Grace used to read for pleasure, but at some point in her past she’d stopped. Do you think that’s a common experience? Have you ever paused your reading for an extended period of time?
Yes! When my kids were little, I don’t think I read a book for years. For me, and I think for Grace, it wasn’t a conscious decision to stop reading but a matter of circumstance. I think readers always come back to books at some level so it was natural for Grace to pick it back up.
I have never not read, not when I worked full time, was in school or raising a family. But my tastes have changed, I no longer read romances, but still love mysteries and thrillers, plus book club reads. And sometimes if stressed I will read light, quirky books like the Finlay Donovan series or the ones by Rita Mae Brown.
I don’t think I ever stopped reading for pleasure. But over time, during different periods of my life, my reading has varied both with amount and type. Before retiring, I read more professional books and more children’s books since I was an educator wanting to share in student reading. As a parent, I also read many of the books my children were reading. Now that I have more time to read, I find I read a wider variety of books - I choose not only what I am interested, in but also books my friends and family have talked about or shared with me. I don’t hesitate to put down a book I’m not interested in. But I also am delighted when I try a recommended book that I didn’t think I’d especially like and become fully engaged in it!
Yes, when I was working full time and traveling for work there wasn’t much time left for reading other than things related to work. However, now that I am retired, one of my most favorite things to do is to read and participate in several book groups.
I paused reading during chemo. The treatment gave me such brain fog that I just couldn’t concentrate to read.
I feel like there were times when I took a break - mostly during high stress periods of great change. Happy to have the time to concentrate on my reading now that I’m retired!
I don’t think there has ever been a significant period in my life when I have not found time to read for pleasure. The types of books I read have varied through the years sometimes reflecting on what I was thinking or feeling at the time.
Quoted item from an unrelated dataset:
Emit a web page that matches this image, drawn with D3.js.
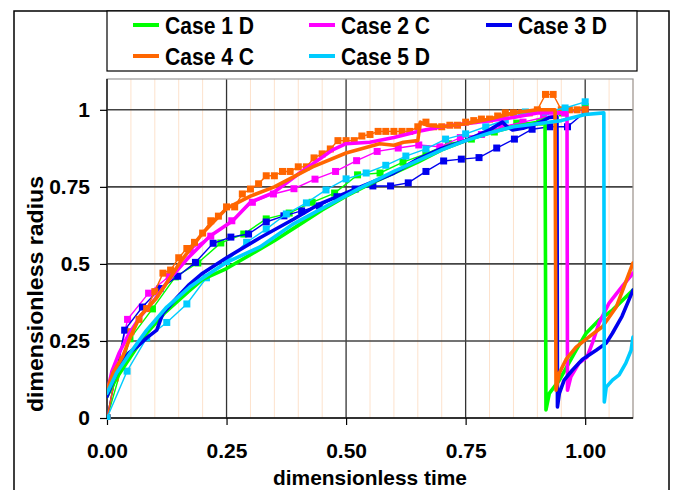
<!DOCTYPE html>
<html><head><meta charset="utf-8">
<script src="https://cdn.jsdelivr.net/npm/d3@7"></script>
<style>body{margin:0;background:#fff}svg{display:block}text{font-family:"Liberation Sans",Arial,sans-serif;font-weight:bold}</style>
</head><body><svg id="c" width="677" height="490"></svg>
<script>
// ---- data ----
const seriesNames = ["Case 1 D","Case 2 C","Case 3 D","Case 4 C","Case 5 D"];
const seriesColors = ["#00ff00","#ff00ff","#0000ee","#ff6600","#00ccff"];
const xTicks = [0,0.25,0.5,0.75,1.0];
const xTickLabels = ["0.00","0.25","0.50","0.75","1.00"];
const yTicks = [0,0.25,0.5,0.75,1];
const yTickLabels = ["0","0.25","0.5","0.75","1"];

// simulated (thick) curves: [time, radius]
const case1Sim = [[0,0.07],[0.02,0.13],[0.05,0.2],[0.08,0.27],[0.12,0.34],[0.17,0.41],[0.2,0.45],[0.25,0.485],[0.3,0.53],[0.35,0.575],[0.4,0.625],[0.45,0.675],[0.5,0.72],[0.55,0.76],[0.6,0.795],[0.65,0.83],[0.7,0.87],[0.75,0.9],[0.8,0.925],[0.85,0.945],[0.9,0.96],[0.916,0.97],[0.918,0.026],[0.925,0.08],[0.946,0.123],[0.981,0.22],[1.002,0.275],[1.029,0.318],[1.057,0.35],[1.1,0.415]];
const case2Sim = [[0,0.08],[0.01,0.15],[0.025,0.21],[0.045,0.27],[0.07,0.33],[0.1,0.385],[0.13,0.45],[0.17,0.52],[0.215,0.59],[0.263,0.64],[0.3,0.7],[0.347,0.73],[0.403,0.795],[0.472,0.87],[0.5,0.89],[0.55,0.895],[0.6,0.91],[0.65,0.93],[0.7,0.945],[0.75,0.955],[0.8,0.965],[0.85,0.975],[0.9,0.99],[0.962,0.99],[0.963,0.09],[0.97,0.134],[0.987,0.178],[1.004,0.198],[1.015,0.243],[1.029,0.308],[1.05,0.373],[1.077,0.426],[1.1,0.47]];
const case3Sim = [[0,0.07],[0.015,0.13],[0.03,0.18],[0.045,0.21],[0.062,0.23],[0.083,0.26],[0.104,0.285],[0.117,0.34],[0.146,0.39],[0.17,0.43],[0.2,0.47],[0.25,0.52],[0.32,0.585],[0.39,0.645],[0.445,0.695],[0.5,0.73],[0.53,0.75],[0.57,0.775],[0.6,0.795],[0.65,0.84],[0.7,0.875],[0.75,0.9],[0.8,0.935],[0.827,0.96],[0.837,0.945],[0.848,0.935],[0.87,0.94],[0.904,0.958],[0.925,0.975],[0.941,0.977],[0.942,0.036],[0.946,0.08],[0.956,0.123],[0.973,0.155],[0.994,0.19],[1.023,0.22],[1.044,0.243],[1.057,0.275],[1.077,0.33],[1.1,0.415]];
const case4Sim = [[0,0.09],[0.0125,0.146],[0.033,0.2],[0.048,0.26],[0.069,0.33],[0.104,0.39],[0.13,0.45],[0.155,0.51],[0.2,0.6],[0.25,0.68],[0.3,0.72],[0.35,0.75],[0.43,0.815],[0.5,0.86],[0.57,0.89],[0.6,0.885],[0.62,0.895],[0.65,0.9],[0.655,0.96],[0.67,0.95],[0.7,0.945],[0.75,0.955],[0.8,0.97],[0.85,0.99],[0.9,1.0],[0.937,1.0],[0.939,0.09],[0.946,0.146],[0.96,0.19],[0.981,0.23],[1.008,0.263],[1.036,0.296],[1.065,0.36],[1.1,0.503]];
const case5Sim = [[0,0.08],[0.02,0.146],[0.048,0.21],[0.083,0.285],[0.125,0.36],[0.173,0.425],[0.215,0.47],[0.25,0.505],[0.32,0.555],[0.39,0.63],[0.45,0.68],[0.528,0.745],[0.6,0.8],[0.65,0.835],[0.7,0.87],[0.75,0.9],[0.8,0.925],[0.85,0.945],[0.9,0.955],[0.95,0.965],[1.0,0.985],[1.039,0.99],[1.04,0.052],[1.044,0.1],[1.057,0.123],[1.071,0.14],[1.085,0.178],[1.096,0.22],[1.1,0.263]];

// measured (marker) series: time values and radius values
const case1MeasT = [0,0.048,0.095,0.143,0.19,0.238,0.286,0.333,0.381,0.429,0.476,0.524,0.571,0.619,0.667,0.714,0.762,0.81,0.857,0.905,0.952,1.0];
const case1MeasR = [0,0.257,0.354,0.458,0.503,0.568,0.597,0.646,0.665,0.70,0.73,0.789,0.795,0.83,0.857,0.89,0.905,0.928,0.957,0.96,0.99,1.01];
const case2MeasT = [0,0.043,0.087,0.13,0.174,0.217,0.261,0.304,0.348,0.391,0.435,0.478,0.522,0.565,0.609,0.652,0.696,0.739,0.783,0.826,0.87,0.913,0.957,1.0];
const case2MeasR = [0,0.32,0.405,0.46,0.545,0.59,0.64,0.70,0.727,0.744,0.775,0.80,0.835,0.865,0.876,0.886,0.88,0.91,0.92,0.945,0.96,0.975,0.99,1.0];
const case3MeasT = [0,0.037,0.074,0.111,0.148,0.185,0.222,0.259,0.296,0.333,0.37,0.407,0.444,0.481,0.519,0.556,0.593,0.63,0.667,0.704,0.741,0.778,0.815,0.852,0.889,0.926,0.963,1.0];
const case3MeasR = [0,0.285,0.36,0.42,0.46,0.505,0.567,0.587,0.597,0.636,0.656,0.672,0.688,0.718,0.743,0.753,0.753,0.763,0.80,0.834,0.84,0.845,0.876,0.905,0.937,0.945,0.945,0.993];
const case4MeasT = [0,0.017,0.033,0.05,0.067,0.083,0.1,0.117,0.133,0.15,0.167,0.183,0.2,0.217,0.233,0.25,0.267,0.283,0.3,0.317,0.333,0.35,0.367,0.383,0.4,0.417,0.433,0.45,0.467,0.483,0.5,0.517,0.533,0.55,0.567,0.583,0.6,0.617,0.633,0.65,0.667,0.683,0.7,0.717,0.733,0.75,0.767,0.783,0.8,0.817,0.833,0.85,0.867,0.883,0.9,0.917,0.933,0.95,0.967,0.983,1.0];
const case4MeasR = [0,0.13,0.19,0.28,0.32,0.355,0.41,0.47,0.48,0.52,0.55,0.57,0.60,0.64,0.655,0.685,0.685,0.727,0.743,0.76,0.786,0.786,0.80,0.80,0.815,0.815,0.844,0.857,0.873,0.90,0.90,0.90,0.915,0.92,0.93,0.93,0.93,0.93,0.93,0.945,0.96,0.945,0.945,0.95,0.95,0.96,0.965,0.97,0.97,0.98,0.99,0.99,0.99,0.99,1.0,1.05,1.05,1.0,1.0,1.0,1.0];
const case5MeasT = [0,0.042,0.083,0.125,0.167,0.208,0.25,0.292,0.333,0.375,0.417,0.458,0.5,0.542,0.583,0.625,0.667,0.708,0.75,0.792,0.833,0.875,0.917,0.958,1.0];
const case5MeasR = [0,0.152,0.26,0.31,0.37,0.455,0.508,0.57,0.613,0.662,0.698,0.74,0.776,0.795,0.82,0.85,0.873,0.905,0.922,0.945,0.967,0.993,0.993,1.006,1.026];

const simData = [case1Sim,case2Sim,case3Sim,case4Sim,case5Sim];
const measT = [case1MeasT,case2MeasT,case3MeasT,case4MeasT,case5MeasT];
const measR = [case1MeasR,case2MeasR,case3MeasR,case4MeasR,case5MeasR];

// ---- drawing ----
const svg = d3.select("#c");
const L=107,R=633,T=79,B=418;
const x = d3.scaleLinear().domain([0,1.1]).range([L,R]);
const y = d3.scaleLinear().domain([0,1.1]).range([B,T]);

// outer frame
svg.append("rect").attr("x",14).attr("y",11).attr("width",655).attr("height",490).attr("fill","none").attr("stroke","#000").attr("stroke-width",1.5);

// minor vertical grid
const minor = d3.range(1,23).map(i=>i*0.05).filter(v=>Math.abs(v/0.25-Math.round(v/0.25))>1e-6);
svg.append("g").selectAll("line").data(minor).join("line")
  .attr("x1",d=>x(d)).attr("x2",d=>x(d)).attr("y1",T).attr("y2",B)
  .attr("stroke","#fde2cc").attr("stroke-width",1);
// major grid
svg.append("g").selectAll("line").data(xTicks.slice(1)).join("line")
  .attr("x1",d=>x(d)).attr("x2",d=>x(d)).attr("y1",T).attr("y2",B)
  .attr("stroke","#333").attr("stroke-width",1.3);
svg.append("g").selectAll("line").data(yTicks.slice(1)).join("line")
  .attr("x1",L).attr("x2",R).attr("y1",d=>y(d)).attr("y2",d=>y(d))
  .attr("stroke","#444").attr("stroke-width",1.6);
// plot border
svg.append("rect").attr("x",L).attr("y",T).attr("width",R-L).attr("height",B-T).attr("fill","none").attr("stroke","#999").attr("stroke-width",1.2);

// axes
const xAxis = svg.append("g").attr("transform",`translate(0,${B})`)
  .call(d3.axisBottom(x).tickValues(xTicks).tickFormat((d,i)=>xTickLabels[i]).tickSize(7).tickPadding(18));
const yAxis = svg.append("g").attr("transform",`translate(${L},0)`)
  .call(d3.axisLeft(y).tickValues(yTicks).tickFormat((d,i)=>yTickLabels[i]).tickSize(7).tickPadding(10));
[xAxis,yAxis].forEach(a=>{
  a.select(".domain").attr("stroke","#000").attr("stroke-width",1.3);
  a.selectAll(".tick line").attr("stroke","#000").attr("stroke-width",1.2);
  a.selectAll("text").attr("font-size",21).attr("font-family","Liberation Sans, Arial, sans-serif").attr("font-weight","bold").attr("fill","#000");
});
yAxis.select(".domain").attr("d",`M0,${T}V${B}`);
xAxis.select(".domain").attr("d",`M${L},0H${R}`);

// clip
svg.append("clipPath").attr("id","clip").append("rect").attr("x",L).attr("y",T-12).attr("width",R-L).attr("height",B-T+14);
const plot = svg.append("g").attr("clip-path","url(#clip)");

const line = d3.line().x(d=>x(d[0])).y(d=>y(d[1]));
// measured series: thin lines + square markers
const msz = 7;
measT.forEach((ts,k)=>{
  const pts = ts.map((t,i)=>[t,measR[k][i]]);
  const g = plot.append("g");
  g.append("path").attr("d",line(pts)).attr("fill","none").attr("stroke",seriesColors[k]).attr("stroke-width",1.4);
  g.selectAll("rect").data(pts).join("rect")
    .attr("x",d=>x(d[0])-msz/2).attr("y",d=>y(d[1])-msz/2).attr("width",msz).attr("height",msz)
    .attr("fill",seriesColors[k]);
});
// simulated thick curves
simData.forEach((pts,k)=>{
  plot.append("path").attr("d",line(pts)).attr("fill","none").attr("stroke",seriesColors[k])
    .attr("stroke-width",3.6).attr("stroke-linejoin","round").attr("stroke-linecap","round");
});

// axis titles
svg.append("text").attr("x",(L+R)/2).attr("y",485).attr("text-anchor","middle").attr("font-size",21)
  .attr("textLength",194).attr("lengthAdjust","spacingAndGlyphs").text("dimensionless time");
svg.append("text").attr("transform",`translate(43,294) rotate(-90)`).attr("text-anchor","middle").attr("font-size",22)
  .attr("textLength",236).attr("lengthAdjust","spacingAndGlyphs").text("dimensionless radius");

// legend
svg.append("rect").attr("x",107).attr("y",11).attr("width",530).attr("height",60).attr("fill","#fff").attr("stroke","#000").attr("stroke-width",1.2);
const legPos = [[133,25],[309,25],[486,25],[133,56],[309,56]];
seriesNames.forEach((n,k)=>{
  const [lx,ly] = legPos[k];
  svg.append("line").attr("x1",lx).attr("x2",lx+26).attr("y1",ly).attr("y2",ly).attr("stroke",seriesColors[k]).attr("stroke-width",4);
  svg.append("text").attr("x",lx+32).attr("y",ly+9).attr("font-size",23)
    .attr("textLength",89).attr("lengthAdjust","spacingAndGlyphs").text(n);
});
</script></body></html>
I have never paused I my reading. In fact, if I don’t have a good book or three going I am completely out of sorts. When my daughter was born I read my books outloud to her so I could continue reading, as she grew I read in the carpool line, getting there an hour early just so I could have that time to read ( I read Doris Kearns Godwin’s A Team Of Rivals , on of my favorite books in car pool line). I do know many people who, due to life’s complexities have lost touch with their bookish self. It always is a very sad experience , for I think we lose a piece of ourselves when we are readers and no longer read.
I found my love of reading when my Grandmother gave me a Nancy Drew book. It was hard to do much reading when my children were young and I was a full time teacher but I’m retired now and can’t read enough. Winter days are my favorite or on my deck in the summer.
Me too! Brain fog is the worst!
Grace let obligations to her family and work pull her away from reading. I”m an avid reader but recently was too busy to read a book for almost a month. That’s unheard of for me because I can read two books a week when I have time. I absolutely hated not being able to read a book for that amount of time. I think it actually affected my mood because I didn’t have time for that wonderful escape to another world through my books.
I have always loved to read but there were stages in my life when I didn’t have time such as when my children were young and I was so busy with them. By the time they went to bed I was too exhausted to read. When I joined a book club several years ago it inspired me to start reading every night before I went to bed.
I do think it is a common experience for most people to stop reading at a period in their lives. I would guess this usually happens when they have young children to care for. Since I never had kids, I’ve just kept reading from the age of five until my current age of eighty. For me, a day without reading is a day without sunshine.
After my husband died I didn’t read for several months. I missed reading but my brain fog kept me from being able to concentrate on reading.
I have always had a book close by, starting when I was a child – sometimes even a book of which my mother did not approve! When I went to college to become a teacher, my reading was mostly of professional and educator books. I became rather obsessed with children’s books and authors and chose to go for a Master’s in Reading and became a Reading teacher in elementary schools. The last few years before I retired, my job was to go into classrooms to introduce children’s books and authors with activities to go with them, so I often attended classes and Teacher conventions and workshops to find new books. (I loved that job!.) During that time my adult fiction reading was limited, but after I retired 25 years ago I returned. Now I am the leader of our book club and still looking for books that our group might enjoy.
I actually only increased my time reading after I retired. There were to many conflicting things to do. Now I have several book on my table waiting to be read.
Pleasure changes for people as they change. I’ll generally get involved with one genre or author then change interests.
I went through a period of deep grief when my husband died where I kept flitting from book to book and couldn’t get into them. Aside from that, I have always been addicted to reading.
I’ve always been a reader, but the amount of books I read varies according to how busy I am. I know both of my sisters stopped reading after their husbands passed away because they couldn’t concentrate.